Писатель находится на пути в четвертый из семи городов, включенных в маршрут презентационного тура. За плечами Нью-Йорк, Вашингтон и Бостон; писатель уже собирается лететь в Кливленд, штат Огайо, и тут до него доходят дурные вести. Его последний блестящий смелый роман получил многословную и весьма снобистскую рецензию в воскресном приложении к газете «Нью-Йорк таймс». Даже по телефону писатель чувствует, что моральный дух его американских издателей резко упал: уныние почти физически ощутимо, горькое разочарование чуть лине сочится из трубки. Для иностранного писателя в Америке настоящее значение имеет только одна рецензия — та, что опубликована в воскресном приложении к «Нью-Йорк таймс». Попросту говоря, если там напечатают отрицательный отзыв, то все остальное, включая уйму положительных рецензий в других газетах и журналах, — сплошная потеря времени; редактор, находящийся на грани самоубийства, практически так и сказал. Писатель задумывается — поднимаясь по трапу самолета, который летит в Кливленд, — если все действительно так плохо, то какого черта он мотается по Штатам, рекламируя свою книгу? К чему летать за тысячи миль в Кливленд и Сиэтл, Сан-Франциско и Лос-Анджелес? Почему бы ему просто не вернуться домой? Этим писателем был я, дело происходило в 1988 году, а книгой, с которой я ездил в презентационный тур, был мой роман «Новые признания» — почти пятисотстраничный труд, вымышленная автобиография шотландского кинорежиссера, который всю жизнь мечтает снять «Исповедь» Жан-Жака Руссо.

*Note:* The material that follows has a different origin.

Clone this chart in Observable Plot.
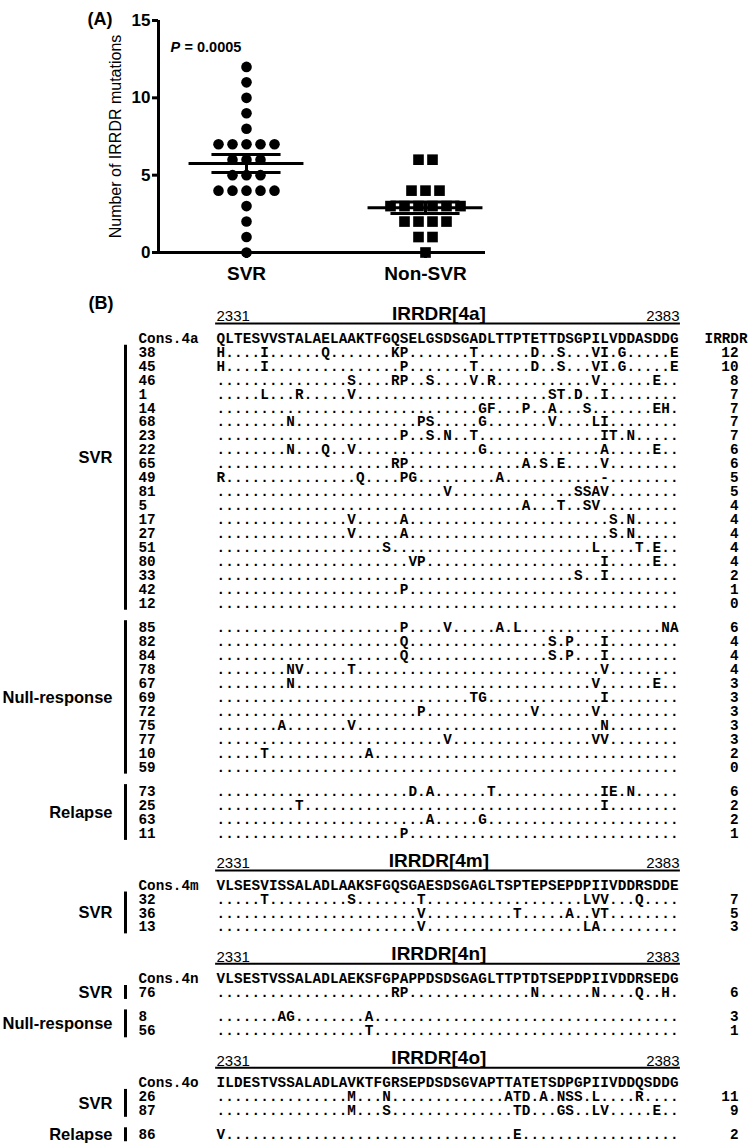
<!DOCTYPE html>
<html><head><meta charset="utf-8">
<script src="https://cdn.jsdelivr.net/npm/d3@7"></script>
<script src="https://cdn.jsdelivr.net/npm/@observablehq/plot@0.6"></script>
<style>
html,body{margin:0;padding:0;background:#fff;}
#chart svg{display:block;}
</style></head><body><div id="chart"></div>
<script>
// ================= DATA =================
const START = 2331, END = 2383;
const cons4a = "QLTESVVSTALAELAAKTFGQSELGSDSGADLTTPTETTDSGPILVDDASDDG";
const cons4m = "VLSESVISSALADLAAKSFGQSGAESDSGAGLTSPTEPSEPDPIIVDDRSDDE";
const cons4n = "VLSESTVSSALADLAEKSFGPAPPDSDSGAGLTTPTDTSEPDPIIVDDRSEDG";
const cons4o = "ILDESTVSSALADLAVKTFGRSEPDSDSGVAPTTATETSDPGPIIVDDQSDDG";

// [patient, substitutions vs consensus (residue numbering), IRRDR mutation count]
const svr4a = [
  ["38", "H2331 I2336 Q2343 K2351 P2352 T2360 D2367 S2370 V2374 I2375 G2377 E2383", 12],
  ["45", "H2331 I2336 P2352 T2360 D2367 S2370 V2374 I2375 G2377 E2383", 10],
  ["46", "S2346 R2351 P2352 S2355 V2360 R2362 V2374 E2381", 8],
  ["1",  "L2336 R2340 V2346 S2369 T2370 D2372 I2375", 7],
  ["14", "G2361 F2362 P2366 A2369 S2373 E2381 H2382", 7],
  ["68", "N2339 P2354 S2355 G2361 V2369 L2374 I2375", 7],
  ["23", "P2352 S2355 N2357 T2360 I2375 T2376 N2378", 7],
  ["22", "N2339 Q2343 V2346 G2361 A2375 E2381", 6],
  ["65", "R2351 P2352 A2366 S2368 E2370 V2375", 6],
  ["49", "R2331 Q2347 P2352 G2353 A2363 -2375", 5],
  ["81", "V2357 S2372 S2373 A2374 V2375", 5],
  ["5",  "A2366 T2370 S2373 V2374", 4],
  ["17", "V2346 A2352 S2376 N2378", 4],
  ["27", "V2346 A2352 S2376 N2378", 4],
  ["51", "S2350 L2374 T2379 E2381", 4],
  ["80", "V2353 P2354 I2375 E2381", 4],
  ["33", "S2372 I2375", 2],
  ["42", "P2352", 1],
  ["12", "", 0]
];
const null4a = [
  ["85", "P2352 V2357 A2363 L2365 N2382 A2383", 6],
  ["82", "Q2352 S2369 P2371 I2375", 4],
  ["84", "Q2352 S2369 P2371 I2375", 4],
  ["78", "N2339 V2340 T2346 V2375", 4],
  ["67", "N2339 V2374 E2381", 3],
  ["69", "T2360 G2361 I2375", 3],
  ["72", "P2354 V2367 V2374", 3],
  ["75", "A2338 V2346 N2375", 3],
  ["77", "V2357 V2374 V2375", 3],
  ["10", "T2336 A2348", 2],
  ["59", "", 0]
];
const rel4a = [
  ["73", "D2353 A2355 T2362 I2375 E2376 N2378", 6],
  ["25", "T2340 I2375", 2],
  ["63", "A2355 G2361", 2],
  ["11", "P2352", 1]
];
const svr4m = [
  ["32", "T2336 S2346 T2354 L2373 V2374 V2375 Q2379", 7],
  ["36", "V2354 T2365 A2371 V2374 T2375", 5],
  ["13", "V2354 L2373 A2374", 3]
];
const svr4n = [["76", "R2351 P2352 N2367 N2374 Q2379 H2382", 6]];
const null4n = [
  ["8",  "A2338 G2339 A2348", 3],
  ["56", "T2348", 1]
];
const svr4o = [
  ["26", "M2346 N2350 A2364 T2365 D2366 A2368 N2370 S2371 S2372 L2374 R2379", 11],
  ["87", "M2346 S2350 T2365 D2366 G2370 S2371 L2374 V2375 E2381", 9]
];
const rel4o = [["86", "V2331 E2365", 2]];

const pValueText = "= 0.0005";
const yTicksA = [0, 5, 10, 15];

// ================= STYLE / LAYOUT =================
const SANS = "'Liberation Sans', Arial, Helvetica, sans-serif";
const MONO = "'Liberation Mono', 'Courier New', monospace";
const INK = "#000";

// ---------- Panel A ----------
const svrCounts = [...svr4a, ...svr4m, ...svr4n, ...svr4o].map(d => d[2]);
const nonSvrCounts = [...null4a, ...rel4a, ...null4n, ...rel4o].map(d => d[2]);
const groupsA = [
  {name: "SVR", center: 1, values: svrCounts},
  {name: "Non-SVR", center: 2, values: nonSvrCounts}
];
const PX_PER_UNIT = 179;           // px between the two group centres
const SP = 14 / PX_PER_UNIT;       // spacing of tied points
const xMinA = 1 - 88 / PX_PER_UNIT, xMaxA = 2 + 60 / PX_PER_UNIT;
const ptsA = [];
for (const g of groupsA) {
  for (const [v, arr] of d3.group(g.values, v => v)) {
    arr.forEach((_, k) => ptsA.push({group: g.name, value: v, x: g.center + (k - (arr.length - 1) / 2) * SP}));
  }
}
const statsA = groupsA.map(g => ({
  name: g.name, center: g.center,
  mean: d3.mean(g.values),
  sem: d3.deviation(g.values) / Math.sqrt(g.values.length)
}));
const semEnds = statsA.flatMap(s => [{...s, y: s.mean + s.sem}, {...s, y: s.mean - s.sem}]);

const plotA = Plot.plot({
  width: 750, height: 290,
  marginLeft: 158, marginRight: 265, marginTop: 20, marginBottom: 38,
  x: {domain: [xMinA, xMaxA], axis: null},
  y: {domain: [0, 15]},
  style: {fontFamily: SANS, color: INK, background: "#fff", overflow: "visible"},
  marks: [
    Plot.axisY({ticks: yTicksA, tickSize: 6, tickPadding: 2, fontSize: 17, fontWeight: "bold", strokeWidth: 3, label: null, tickFormat: d => String(d)}),
    Plot.ruleX([xMinA], {y1: 0, y2: 15, strokeWidth: 3}),
    Plot.ruleY([0], {strokeWidth: 3}),
    Plot.ruleX(statsA, {x: "center", y1: 0, y2: 0, insetBottom: -6, strokeWidth: 3}),
    Plot.dot(ptsA.filter(d => d.group === "SVR"), {x: "x", y: "value", r: 5.3, fill: INK}),
    Plot.dot(ptsA.filter(d => d.group === "Non-SVR"), {x: "x", y: "value", r: 6, symbol: "square", fill: INK}),
    Plot.ruleY(statsA, {y: "mean", x1: d => d.center - 0.321, x2: d => d.center + 0.321, strokeWidth: 3}),
    Plot.ruleY(semEnds, {y: "y", x1: d => d.center - 0.193, x2: d => d.center + 0.193, strokeWidth: 3}),
    Plot.ruleX(statsA, {x: "center", y1: d => d.mean - d.sem, y2: d => d.mean + d.sem, strokeWidth: 3}),
    Plot.text(groupsA, {x: "center", y: () => 0, text: "name", dy: 21, fontSize: 19, fontWeight: "bold"}),
    Plot.text(["Number of IRRDR mutations"], {text: d => d, frameAnchor: "left", textAnchor: "middle", rotate: -90, dx: -43, fontSize: 16}),
    Plot.text(["(A)"], {text: d => d, frameAnchor: "top-left", dx: -71, dy: -8, textAnchor: "start", fontSize: 18, fontWeight: "bold"}),
    Plot.text(["P"], {text: d => d, frameAnchor: "top-left", dx: 12, dy: 21, textAnchor: "start", fontSize: 14.5, fontWeight: "bold", fontStyle: "italic"}),
    Plot.text([pValueText], {text: d => d, frameAnchor: "top-left", dx: 26, dy: 21, textAnchor: "start", fontSize: 14.5, fontWeight: "bold"})
  ]
});

// ---------- Panel B ----------
const blocks = [
  {sub: "4a", cons: cons4a, groups: [["SVR", svr4a], ["Null-response", null4a], ["Relapse", rel4a]]},
  {sub: "4m", cons: cons4m, groups: [["SVR", svr4m]]},
  {sub: "4n", cons: cons4n, groups: [["SVR", svr4n], ["Null-response", null4n]]},
  {sub: "4o", cons: cons4o, groups: [["SVR", svr4o], ["Relapse", rel4o]]}
];
const LEN = END - START + 1;
function applySubs(cons, subs) {
  if (cons.length !== LEN) throw new Error("bad consensus length " + cons.length);
  const chars = Array(LEN).fill(".");
  subs.split(/\s+/).filter(Boolean).forEach(t => {
    const pos = +t.slice(1) - START;
    if (!(pos >= 0 && pos < LEN)) throw new Error("bad substitution " + t);
    chars[pos] = t[0];
  });
  return chars.join("");
}
const ROW_PX = 13.95, H_B = 856;
const PITCH = 8.72, SEQ_LEFT = 216;
const px2col = p => (p - SEQ_LEFT) / PITCH - 0.5;
const px2line = p => p / ROW_PX;

const GROUP_GAP = 1.75, BLOCK_GAP = 2.65, RULE_TO_CONS = 1.05;
// where a group's label sits within its bracket (0 = top, 1 = bottom)
const labelFrac = {"4a SVR": 0.42};
let line = 2.37;
const headers = [], rowsB = [], spans = [];
for (const b of blocks) {
  headers.push({sub: b.sub, line});
  line += RULE_TO_CONS;
  rowsB.push({label: "Cons." + b.sub, seq: b.cons, line, cons: true, sub: b.sub});
  b.groups.forEach(([name, list], gi) => {
    line += gi === 0 ? 1 : GROUP_GAP;
    const first = line;
    list.forEach(([id, subs, n], k) => {
      if (k > 0) line += 1;
      rowsB.push({label: id, seq: applySubs(b.cons, subs), line, count: n});
    });
    const f = labelFrac[b.sub + " " + name] ?? 0.5;
    spans.push({name, first, last: line, mid: first + (line - first) * f});
  });
  line += BLOCK_GAP;
}
const cells = rowsB.flatMap(r => Array.from(r.seq, (ch, i) => ({ch, col: i, line: r.line})));

const monoText = {fontFamily: MONO, fontWeight: "bold", fontSize: 14.3};
const plotB = Plot.plot({
  width: 750, height: H_B, margin: 0,
  x: {domain: [px2col(0), px2col(750)], range: [0, 750], axis: null},
  y: {domain: [0, H_B / ROW_PX], range: [0, H_B], axis: null},
  style: {fontFamily: SANS, color: INK, background: "#fff"},
  marks: [
    Plot.text(["(B)"], {text: d => d, x: () => px2col(88), y: () => px2line(13), textAnchor: "start", fontSize: 18, fontWeight: "bold"}),
    Plot.text(headers, {x: () => 25, y: d => d.line - 0.68, text: d => `IRRDR[${d.sub}]`, fontSize: 19, fontWeight: "bold"}),
    Plot.text(headers, {x: () => -0.5, y: d => d.line - 0.5, text: () => String(START), textAnchor: "start", fontSize: 15}),
    Plot.text(headers, {x: () => 52.6, y: d => d.line - 0.5, text: () => String(END), textAnchor: "end", fontSize: 15}),
    Plot.ruleY(headers, {y: "line", x1: () => -0.6, x2: () => 52.7, strokeWidth: 2}),
    Plot.text(cells, {x: "col", y: "line", text: "ch", ...monoText}),
    Plot.text(rowsB, {x: () => px2col(138), y: "line", text: "label", textAnchor: "start", ...monoText}),
    Plot.text(rowsB.filter(d => !d.cons), {x: () => px2col(738), y: "line", text: d => String(d.count), textAnchor: "end", ...monoText}),
    Plot.text(rowsB.filter(d => d.sub === "4a"), {x: () => px2col(747), y: "line", text: () => "IRRDR", textAnchor: "end", ...monoText}),
    Plot.ruleX(spans, {x: () => px2col(125), y1: d => d.first - 0.5, y2: d => d.last + 0.5, strokeWidth: 3}),
    Plot.text(spans, {x: () => px2col(112), y: "mid", text: "name", textAnchor: "end", fontSize: 16.5, fontWeight: "bold"})
  ]
});

const root = document.getElementById("chart");
root.append(plotA, plotB);
</script>
</body></html>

В аэропорту Кливленда меня ожидает «эскорт», назовем ее Филлис. Филлис — жена адвоката, дантиста или практикующего врача. Она любит читать и водит большую дорогую машину. Писатель ездит по стране, и в каждом городе его встречает точная копия такой вот благодушной матроны, которая сопроводит его из отеля на встречу с читателями, потом на радиостанцию, потом на ленч с репортером. Все эти женщины любезны, доброжелательны и относятся к тебе, как тетушки, опекающие любимого талантливого племянника (племянницу). Филлис привозит меня в безымянный отель в центре Кливленда. Я говорю, что закажу ужин в номер. Она пробегает пальцем по моему расписанию: ранний подъем, интервью на радио, участие в утреннем ток-шоу на телевидении, раздача автографов в книжных магазинах, а в полдень — самолет на Сан-Франциско. Или я лечу в Сиэтл? Увидимся завтра в шесть, говорит Филлис и прибавляет, что начала читать мой роман и он ей жутко нравится.

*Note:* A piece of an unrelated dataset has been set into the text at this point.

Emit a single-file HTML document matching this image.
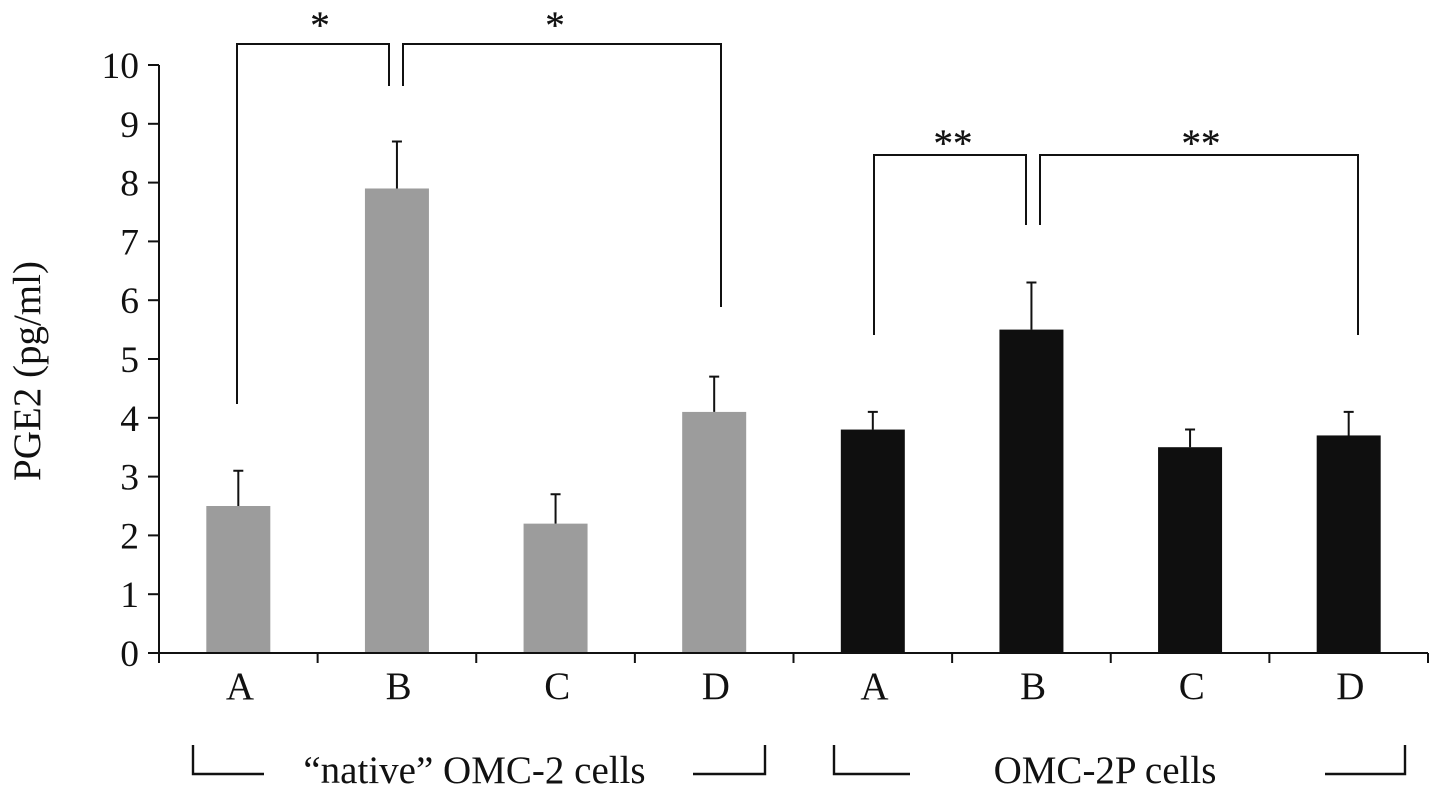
<!DOCTYPE html>
<html><head><meta charset="utf-8"><style>
html,body{margin:0;padding:0;background:#fff}
svg{display:block}
text{font-family:"Liberation Serif",serif;fill:#111}
</style></head><body>
<svg id="chart" width="1441" height="796" viewBox="0 0 1441 796" xmlns="http://www.w3.org/2000/svg">
<rect width="1441" height="796" fill="#fff"/>
<g id="ann" stroke="#111" stroke-width="2" fill="none">
<path d="M237 404V44H389V86"/>
<path d="M403 86V44H721V307"/>
<path d="M874 335V155H1026V225"/>
<path d="M1040 225V155H1358V335"/>
<path stroke-width="2.4" d="M193 745V774H264"/>
<path stroke-width="2.4" d="M693 774H765V745"/>
<path stroke-width="2.4" d="M834 745V774H910"/>
<path stroke-width="2.4" d="M1325 774H1405V745"/>
</g>
<text x="320" y="38" font-size="39" stroke="#111" stroke-width="0.3" text-anchor="middle">*</text>
<text x="555" y="38" font-size="39" stroke="#111" stroke-width="0.3" text-anchor="middle">*</text>
<text x="953" y="156" font-size="39" stroke="#111" stroke-width="0.3" text-anchor="middle">**</text>
<text x="1201" y="156" font-size="39" stroke="#111" stroke-width="0.3" text-anchor="middle">**</text>
<text transform="translate(40 371) rotate(-90)" font-size="39" text-anchor="middle">PGE2 (pg/ml)</text>
<text x="474.5" y="783" font-size="39" text-anchor="middle">“native” OMC-2 cells</text>
<text x="1105" y="783" font-size="39" text-anchor="middle">OMC-2P cells</text>
<g id="marks"></g>
</svg>
<script>
const categories = ["A","B","C","D","A","B","C","D"];
const seriesValues = [2.5,7.9,2.2,4.1,3.8,5.5,3.5,3.7];
const errorValues = [0.6,0.8,0.5,0.6,0.3,0.8,0.3,0.4];
const groupNames = ["native","native","native","native","omc","omc","omc","omc"];
const yTicks = [0,1,2,3,4,5,6,7,8,9,10];
const groupColors = {native:"#9c9c9c",omc:"#0f0f0f"};
const NS = "http://www.w3.org/2000/svg";
const marks = document.getElementById("marks");
const x0 = 159, x1 = 1428, y0 = 653, yTop = 65;
const band = (x1 - x0) / categories.length;
const barW = 64;
function yScale(v){ return y0 - v * (y0 - yTop) / 10; }
function xScale(i){ return x0 + band * i + band / 2; }
function add(tag, attrs, text){
  const el = document.createElementNS(NS, tag);
  for (const k in attrs) el.setAttribute(k, attrs[k]);
  if (text !== undefined) el.textContent = text;
  marks.appendChild(el);
  return el;
}
seriesValues.forEach((v,i)=>{
  const cx = xScale(i);
  const bar = add("rect",{x:cx-barW/2,y:yScale(v),width:barW,height:y0-yScale(v),fill:groupColors[groupNames[i]]});
  
  
  const top = yScale(v + errorValues[i]);
  const err = add("path",{d:`M${cx} ${yScale(v)}V${top}M${cx-5} ${top}H${cx+5}`,stroke:"#111","stroke-width":2,fill:"none"});
  
  
  const label = add("text",{x:cx+1.7,y:699,"font-size":39,"text-anchor":"middle"},categories[i]);
  
  
});
const xAxis = add("line",{x1:x0,x2:x1,y1:y0,y2:y0,stroke:"#111","stroke-width":2});


const yAxis = add("line",{x1:x0,x2:x0,y1:yTop,y2:y0,stroke:"#111","stroke-width":2});


categories.concat([""]).forEach((c,i)=>{
  const tx = x0 + band * i;
  const t = add("line",{x1:tx,x2:tx,y1:y0,y2:y0+10,stroke:"#111","stroke-width":2});
  
  
});
yTicks.forEach(v=>{
  const y = yScale(v);
  const t = add("line",{x1:x0-11,x2:x0,y1:y,y2:y,stroke:"#111","stroke-width":2});
  
  
  const l = add("text",{x:x0-20,y:y+13,"font-size":37.5,"text-anchor":"end"},v);
  
  
});
</script>
</body></html>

Я заказываю в номер «клубный» сандвич и пялюсь в телевизор, постепенно опустошая запасы спиртного в минибаре. Я подумываю о том, чтобы спуститься вниз, посидеть в ресторане, прогуляться по городу, но в итоге решаю остаться в номере — здесь вполне сносно. Литература? Я стал писателем только ради романтики.

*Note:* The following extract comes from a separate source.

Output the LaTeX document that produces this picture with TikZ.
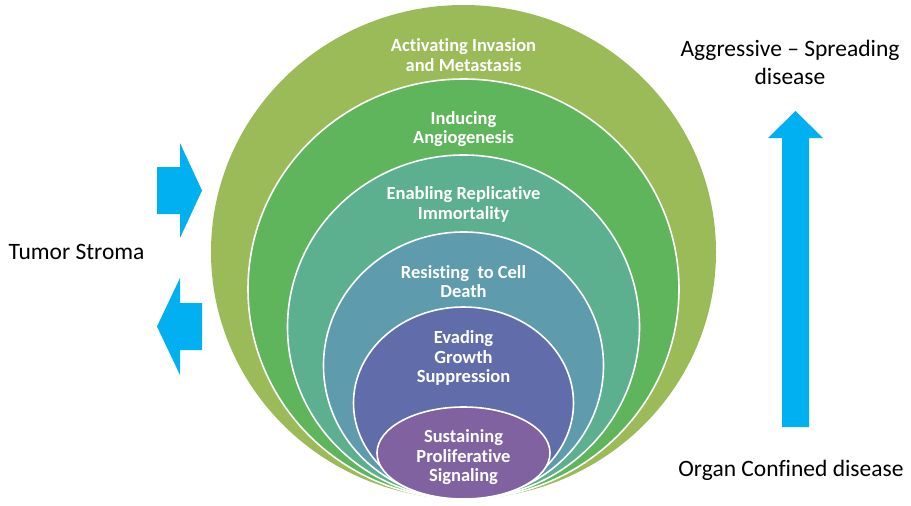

В лучах раннего утреннего солнца Филлис везет меня через предместья Кливленда. Перед моим взором мелькает огромное закрытое море — озеро Эри. Складывается впечатление, что у каждого дома, мимо которого мы проезжаем, стоит по три машины и обязательно есть какое-нибудь плавсредство. Радиостанция, похоже, расположена у черта на куличках.